Client Interfaces

Apache Thrift

MapD Core uses Apache Thrift to generate client-side interfaces. The interface definitions are in $MAPD_PATH/mapd.thrift. See Apache Thrift documentation to learn how to generate client-side interfaces for different programming languages with Thrift. Also see $MAPD_PATH/samples for sample client code.

Python (via JayDeBeApi)

MapD Core supports Python via JayDeBeApi. mapd_jdbc.py in the sample code directory is a wrapper around jaydebeapi that returns a standard Python Connection object. The code assumes that the MapD JDBC driver (mapdjdbc-1.0-SNAPSHOT-jar-with-dependencies.jar) is available in the same directory. Users may create a cursor object using the returned connection object. Please be sure to close the connection at the end of your Python script.

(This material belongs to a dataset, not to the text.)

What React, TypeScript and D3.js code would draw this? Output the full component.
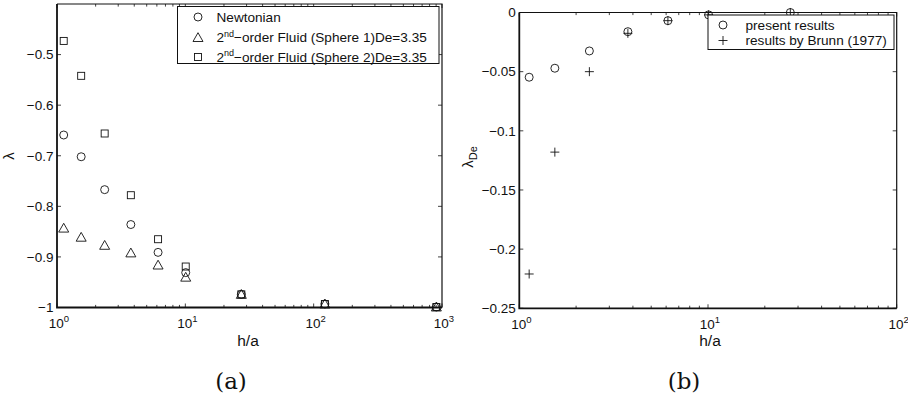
import React from "react";
import * as d3 from "d3";

// ---------- data ----------
const hOverA = [1.128, 1.543, 2.352, 3.762, 6.132, 10.07, 27.31, 122.3, 904];
const newtonian = [-0.659, -0.702, -0.767, -0.836, -0.891, -0.931, -0.974, -0.993, -0.999];
const sphere1 = [-0.843, -0.861, -0.877, -0.892, -0.916, -0.94, -0.974, -0.993, -0.999];
const sphere2 = [-0.473, -0.542, -0.656, -0.778, -0.865, -0.919, -0.974, -0.993, -0.999];

const hOverB = [1.128, 1.543, 2.352, 3.762, 6.132, 10.07, 27.31];
const presentResults = [-0.0547, -0.0471, -0.0325, -0.0162, -0.0069, -0.002, 0];
const brunnResults = [-0.221, -0.118, -0.05, -0.0176, -0.0069, -0.002, 0];

const leftYTicks = [-1, -0.9, -0.8, -0.7, -0.6, -0.5];
const leftYTickLabels = ["\u22121", "\u22120.9", "\u22120.8", "\u22120.7", "\u22120.6", "\u22120.5"];
const leftXDecades = [0, 1, 2, 3];
const rightYTicks = [-0.25, -0.2, -0.15, -0.1, -0.05, 0];
const rightYTickLabels = ["\u22120.25", "\u22120.2", "\u22120.15", "\u22120.1", "\u22120.05", "0"];
const rightXDecades = [0, 1, 2];

const legendLeft = ["Newtonian", "(Sphere 1)De=3.35", "(Sphere 2)De=3.35"];
const legendRight = ["present results", "results by Brunn (1977)"];

const FONT = "'Liberation Sans', Arial, Helvetica, sans-serif";
const TICK_FS = 13.5;
const LEG_FS = 13.6;
const STROKE = "#111";

type Marker = "o" | "^" | "s" | "+";

function MarkerShape({ type, x, y }: { type: Marker; x: number; y: number }) {
  const sw = 0.9;
  if (type === "o") return <circle cx={x} cy={y} r={4} fill="none" stroke={STROKE} strokeWidth={sw} />;
  if (type === "s")
    return <rect x={x - 3.5} y={y - 3.5} width={7} height={7} fill="none" stroke={STROKE} strokeWidth={sw} />;
  if (type === "^")
    return (
      <path
        d={`M${x},${y - 4.8}L${x + 5},${y + 4}L${x - 5},${y + 4}Z`}
        fill="none"
        stroke={STROKE}
        strokeWidth={sw}
      />
    );
  return (
    <path d={`M${x - 4.5},${y}H${x + 4.5}M${x},${y - 4.5}V${y + 4.5}`} fill="none" stroke={STROKE} strokeWidth={sw} />
  );
}

function LogAxes({
  x,
  y,
  decades,
  yTicks,
  yLabels,
}: {
  x: d3.ScaleLogarithmic<number, number>;
  y: d3.ScaleLinear<number, number>;
  decades: number[];
  yTicks: number[];
  yLabels: string[];
}) {
  const [x0, x1] = x.range();
  const [yb, yt] = y.range();
  const majorLen = 4;
  const minorLen = 2.6;
  const minor: number[] = [];
  for (let i = 0; i < decades.length - 1; i++) {
    for (let k = 2; k <= 9; k++) minor.push(k * Math.pow(10, decades[i]));
  }
  const items: React.ReactNode[] = [];
  decades.forEach((d, i) => {
    const px = x(Math.pow(10, d));
    items.push(
      <path key={`xm${i}`} d={`M${px},${yb}V${yb - majorLen}M${px},${yt}V${yt + majorLen}`} stroke={STROKE} strokeWidth={0.8} />
    );
    items.push(
      <text key={`xl${i}`} x={px + 2} y={yb + 20.5} textAnchor="middle" fontFamily={FONT} fontSize={TICK_FS} fill="#111">
        <tspan>10</tspan>
        <tspan dy={-6} fontSize={9.5}>
          {String(d)}
        </tspan>
      </text>
    );
  });
  minor.forEach((v, i) => {
    const px = x(v);
    items.push(
      <path key={`xn${i}`} d={`M${px},${yb}V${yb - minorLen}M${px},${yt}V${yt + minorLen}`} stroke={STROKE} strokeWidth={0.8} />
    );
  });
  yTicks.forEach((v, i) => {
    const py = y(v);
    items.push(
      <path key={`ym${i}`} d={`M${x0},${py}H${x0 + majorLen}M${x1},${py}H${x1 - majorLen}`} stroke={STROKE} strokeWidth={0.8} />
    );
    items.push(
      <text key={`yl${i}`} x={x0 - 3.5} y={py + 4.8} textAnchor="end" fontFamily={FONT} fontSize={TICK_FS} fill="#111">
        {yLabels[i]}
      </text>
    );
  });
  return (
    <g>
      <path d={`M${x0},${yt}H${x1}V${yb}`} fill="none" stroke={STROKE} strokeWidth={1.2} />
      <path d={`M${x0},${yt}V${yb}H${x1}`} fill="none" stroke={STROKE} strokeWidth={1.8} />
      {items}
    </g>
  );
}

export default function App() {
  const xa = d3.scaleLog().domain([1, 1000]).range([57, 442]);
  const ya = d3.scaleLinear().domain([-1, -0.4]).range([307.5, 4]);
  const xb = d3.scaleLog().domain([1, 100]).range([519.3, 896.7]);
  const yb = d3.scaleLinear().domain([-0.25, 0]).range([308.3, 12.5]);

  const lx0 = 177.5,
    ly0 = 6.5,
    lw = 261.5,
    lh = 57;
  const rx0 = 708,
    ry0 = 15,
    rw = 186,
    rh = 34.5;

  return (
    <div style={{ position: "fixed", left: 0, top: 0, width: 908, height: 400, background: "#fff" }}>
      <svg width={908} height={400} style={{ display: "block" }}>
        <rect width={908} height={400} fill="#fff" />
        {/* ---------- panel (a) ---------- */}
        <LogAxes x={xa} y={ya} decades={leftXDecades} yTicks={leftYTicks} yLabels={leftYTickLabels} />
        {hOverA.map((h, i) => (
          <MarkerShape key={`n${i}`} type="o" x={xa(h)} y={ya(newtonian[i])} />
        ))}
        {hOverA.map((h, i) => (
          <MarkerShape key={`t${i}`} type="^" x={xa(h)} y={ya(sphere1[i])} />
        ))}
        {hOverA.map((h, i) => (
          <MarkerShape key={`s${i}`} type="s" x={xa(h)} y={ya(sphere2[i])} />
        ))}
        <g>
          <rect x={lx0} y={ly0} width={lw} height={lh} fill="#fff" stroke={STROKE} strokeWidth={1} />
          <MarkerShape type="o" x={198} y={17} />
          <MarkerShape type="^" x={198} y={37.5} />
          <MarkerShape type="s" x={198} y={57} />
          <text x={216.5} y={21.8} fontFamily={FONT} fontSize={LEG_FS} fill="#111">
            {legendLeft[0]}
          </text>
          <text x={216.5} y={42.3} fontFamily={FONT} fontSize={LEG_FS} fill="#111">
            <tspan>2</tspan>
            <tspan dy={-5.5} fontSize={9}>nd</tspan>
            <tspan dy={5.5}>{"\u2212order Fluid " + legendLeft[1]}</tspan>
          </text>
          <text x={216.5} y={61.8} fontFamily={FONT} fontSize={LEG_FS} fill="#111">
            <tspan>2</tspan>
            <tspan dy={-5.5} fontSize={9}>nd</tspan>
            <tspan dy={5.5}>{"\u2212order Fluid " + legendLeft[2]}</tspan>
          </text>
        </g>
        <text transform={`translate(14,156) rotate(-90)`} textAnchor="middle" fontFamily={FONT} fontSize={15} fill="#111">
          λ
        </text>
        <text x={248} y={346} textAnchor="middle" fontFamily={FONT} fontSize={15.5} fill="#111">
          h/a
        </text>
        <text x={231} y={388.5} textAnchor="middle" fontFamily="'DejaVu Serif', serif" fontSize={23} fill="#111">
          (a)
        </text>

        {/* ---------- panel (b) ---------- */}
        <LogAxes x={xb} y={yb} decades={rightXDecades} yTicks={rightYTicks} yLabels={rightYTickLabels} />
        {hOverB.map((h, i) => (
          <MarkerShape key={`p${i}`} type="o" x={xb(h)} y={yb(presentResults[i])} />
        ))}
        {hOverB.map((h, i) => (
          <MarkerShape key={`b${i}`} type="+" x={xb(h)} y={yb(brunnResults[i])} />
        ))}
        <g>
          <rect x={rx0} y={ry0} width={rw} height={rh} fill="#fff" stroke={STROKE} strokeWidth={1} />
          <MarkerShape type="o" x={723} y={25} />
          <MarkerShape type="+" x={723} y={40.5} />
          <text x={745.5} y={29.8} fontFamily={FONT} fontSize={LEG_FS} fill="#111">
            {legendRight[0]}
          </text>
          <text x={745.5} y={45.3} fontFamily={FONT} fontSize={LEG_FS} fill="#111">
            {legendRight[1]}
          </text>
        </g>
        <text transform={`translate(473,157) rotate(-90)`} textAnchor="middle" fontFamily={FONT} fontSize={15} fill="#111">
          <tspan>λ</tspan>
          <tspan dy={4} fontSize={11}>De</tspan>
        </text>
        <text x={710} y={346} textAnchor="middle" fontFamily={FONT} fontSize={15.5} fill="#111">
          h/a
        </text>
        <text x={684} y={388.5} textAnchor="middle" fontFamily="'DejaVu Serif', serif" fontSize={23} fill="#111">
          (b)
        </text>
      </svg>
    </div>
  );
}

Before using, ensure that jaydebeapi is installed by running:

pip install jaydebeapi

The jar is available at $MAPD_PATH/bin/mapdjdbc-1.0-SNAPSHOT-jar-with-dependencies.jar

The host is <machine>:<port> with the standard port of 9091

The following example uses the mapd_jdbc wrapper to query MapD Core and plot the results with pyplot. The code is available in $MAPD_PATH/SampleCode as mapd_jdbc_example.py:

# !/usr/bin/env python
# Note: The following example should be run in the same directory as map_jdbc.py
# and mapdjdbc-1.0-SNAPSHOT-jar-with-dependencies.jar

import mapd_jdbc
import pandas
import matplotlib.pyplot as plt

dbname = 'mapd'
user = 'mapd'
host = 'localhost:9091'
password = 'HyperInteractive'

# Connect to the db

mapd_con = mapd_jdbc.connect(dbname=dbname, user=user, host=host, password=password)

# Get a db cursor

mapd_cursor = mapd_con.cursor()

# Query the db

query = "select carrier_name, avg(depdelay) as x, avg(arrdelay) as y from flights_2008 group by carrier_name"

mapd_cursor.execute(query)

# Get the results

results = mapd_cursor.fetchall()

# Make the results a pandas DataFrame

df = pandas.DataFrame(results)

# Make a scatterplot of the results

plt.scatter(df[1],df[2])

plt.show()

RJDBC

MapD Core supports R via RJDBC.

Simple example on local host

library(RJDBC)
drv <- JDBC("com.mapd.jdbc.MapDDriver",
            "/home/mapd/bin/mapd-1.0-SNAPSHOT-jar-with-dependencies.jar",
            identifier.quote="'")
conn <- dbConnect(drv, "jdbc:mapd:localhost:9091:mapd", "mapd", "HyperInteractive")
dbGetQuery(conn, "SELECT i1 FROM test1  LIMIT 11")
dbGetQuery(conn, "SELECT dep_timestamp FROM flights_2008_10k  LIMIT 11")

More complex example to remote machine

library(RJDBC)
drv <- JDBC("com.mapd.jdbc.MapDDriver",
            "/home/mapd/bin/mapd-1.0-SNAPSHOT-jar-with-dependencies.jar",
            identifier.quote="'")
conn <- dbConnect(drv,
                  "jdbc:mapd:colossus.mapd.com:9091:mapd",
                  "mapd",
                  "HyperInteractive")
dbGetQuery(conn,
  paste("SELECT date_trunc(month, taxi_weather_tracts_factual.pickup_datetime)",
        "  as key0,",
        "AVG(CASE WHEN 'Hyatt' = ANY",
        "    taxi_weather_tracts_factual.dropoff_store_chains THEN 1 ELSE 0 END)",
        "  AS series_1",
        "FROM taxi_weather_tracts_factual",
        "WHERE (taxi_weather_tracts_factual.dropoff_merc_x >= -8254165.98668337",
        "  AND taxi_weather_tracts_factual.dropoff_merc_x < -8218688.304677745)",
        "AND (taxi_weather_tracts_factual.dropoff_merc_y >= 4966267.65475399",
        "  AND taxi_weather_tracts_factual.dropoff_merc_y < 4989291.122013792)",
        "AND (",
        "  taxi_weather_tracts_factual.pickup_datetime",
        "    >= TIMESTAMP(0) '2009-12-20 08:13:47'",
        "  AND taxi_weather_tracts_factual.pickup_datetime",
        "    < TIMESTAMP(0) '2015-12-31 23:59:59')",
        "GROUP BY key0 ORDER BY key0", sep=" "))